Oh, I always drink and eat at my computer. I dislike it, it's a recallled Dell Laptop, missing a caps lock key, half the keys work, is extremely slow, and is totally weird. Someday I'ld like a Mac.


----------



## atvchick95 (Sep 17, 2007)

Tiki said:


> Oh, I always drink and eat at my computer. I dislike it, it's a recallled Dell Laptop, missing a caps lock key, half the keys work, is extremely slow, and is totally weird. Someday I'ld like a Mac.
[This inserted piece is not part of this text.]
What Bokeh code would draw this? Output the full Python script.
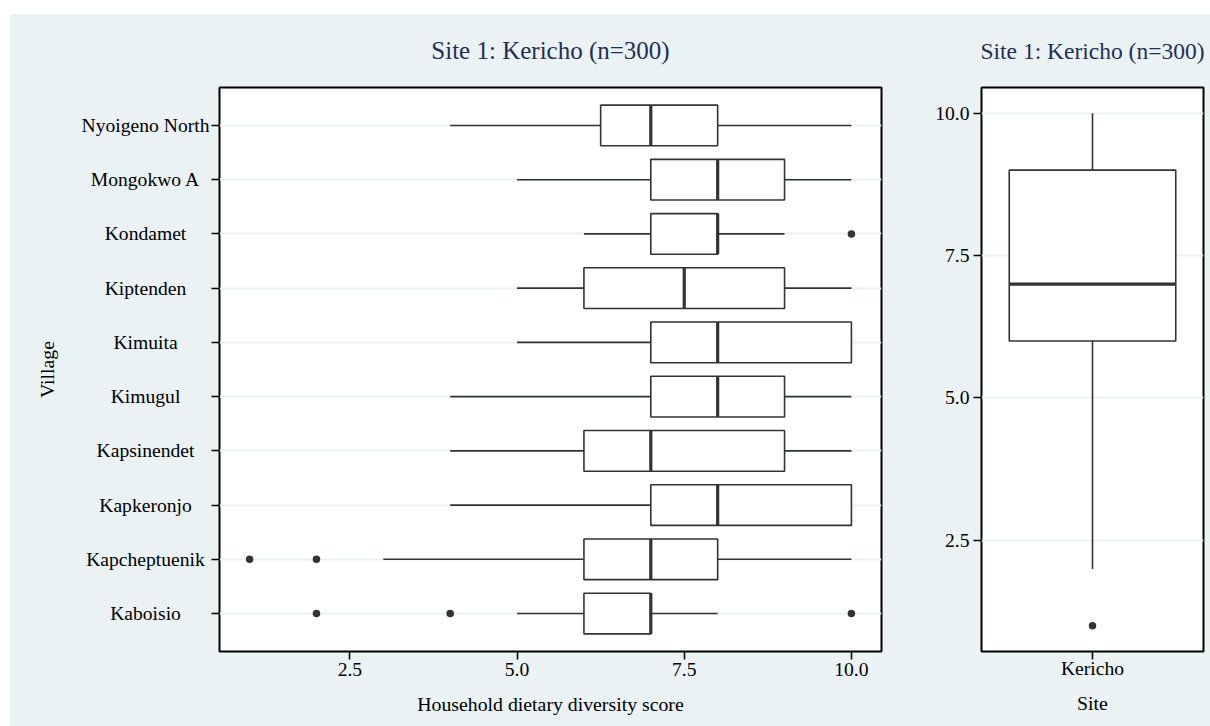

i've stopped dealing with Dell all together, I won't own anything to do with thier company , and lexmark is moving right up there behind them!

but I love my Compaq


----------



## Tiki (Dec 26, 2007)

Mine loves to freeze! 

I hate the way you need to order Dell ink.


----------



## atvchick95 (Sep 17, 2007)

mine was freezing, because i didn't have a genuine windows on it, got that problem fixed and my harddrive went out , but what made me stop dealing with them is thier customer service people Hit the wrong button with my b/f made his blood boil up a storm but we got a free printer out of the deal , that broke less then 6 months later - and now thats why we're dealing with Lexmark and starting to think they're the same way!! Grr its hard to find a REAL honest company any more


----------



## sammy2850 (Aug 24, 2007)

mines a dell laptop.


----------



## *Tiel_Heart* (Feb 19, 2008)

so bak to the subject lol.
Did you reply??


----------



## atvchick95 (Sep 17, 2007)

no I never did, i decided it was best to let the subject drop, and Just wait for a bird fair to come around or keep looking on classified ads online until we find the birds we are looking for.

theres a couple bird fairs comming up not to far from us next month and in April, and june so im sure if we miss next months We'll go to april or junes bird fairs


----------



## DeBree420 (Nov 14, 2007)

well... i think it does matter to some people what gender they are after in a pet... either they want a whistling bird (male) or they may have a bird already who dislikes the opposite or same sex...
a lot of tiels live for 20+ years, and some people simply want a sex (like i have a friend with 1 tiel, and she looked for ages cos she simply wanted a female tiel to be her best friend (she got an older female)
and i have a friend who wants a male, as she has 2 males an a female already, and she finds it difficult separating them in breeding season...

there are many many reasons someone might want a specific gender, i know way more people getting an assured male or female for personal reasons than for breeding...


----------



## atvchick95 (Sep 17, 2007)

DeBree420 said:


> well... i think it does matter to some people what gender they are after in a pet... either they want a whistling bird (male) or they may have a bird already who dislikes the opposite or same sex...
> a lot of tiels live for 20+ years, and some people simply want a sex (like i have a friend with 1 tiel, and she looked for ages cos she simply wanted a female tiel to be her best friend (she got an older female)
> and i have a friend who wants a male, as she has 2 males an a female already, and she finds it difficult separating them in breeding season...
> 
> there are many many reasons someone might want a specific gender, i know way more people getting an assured male or female for personal reasons than for breeding...




Thank you that was pretty much my point


----------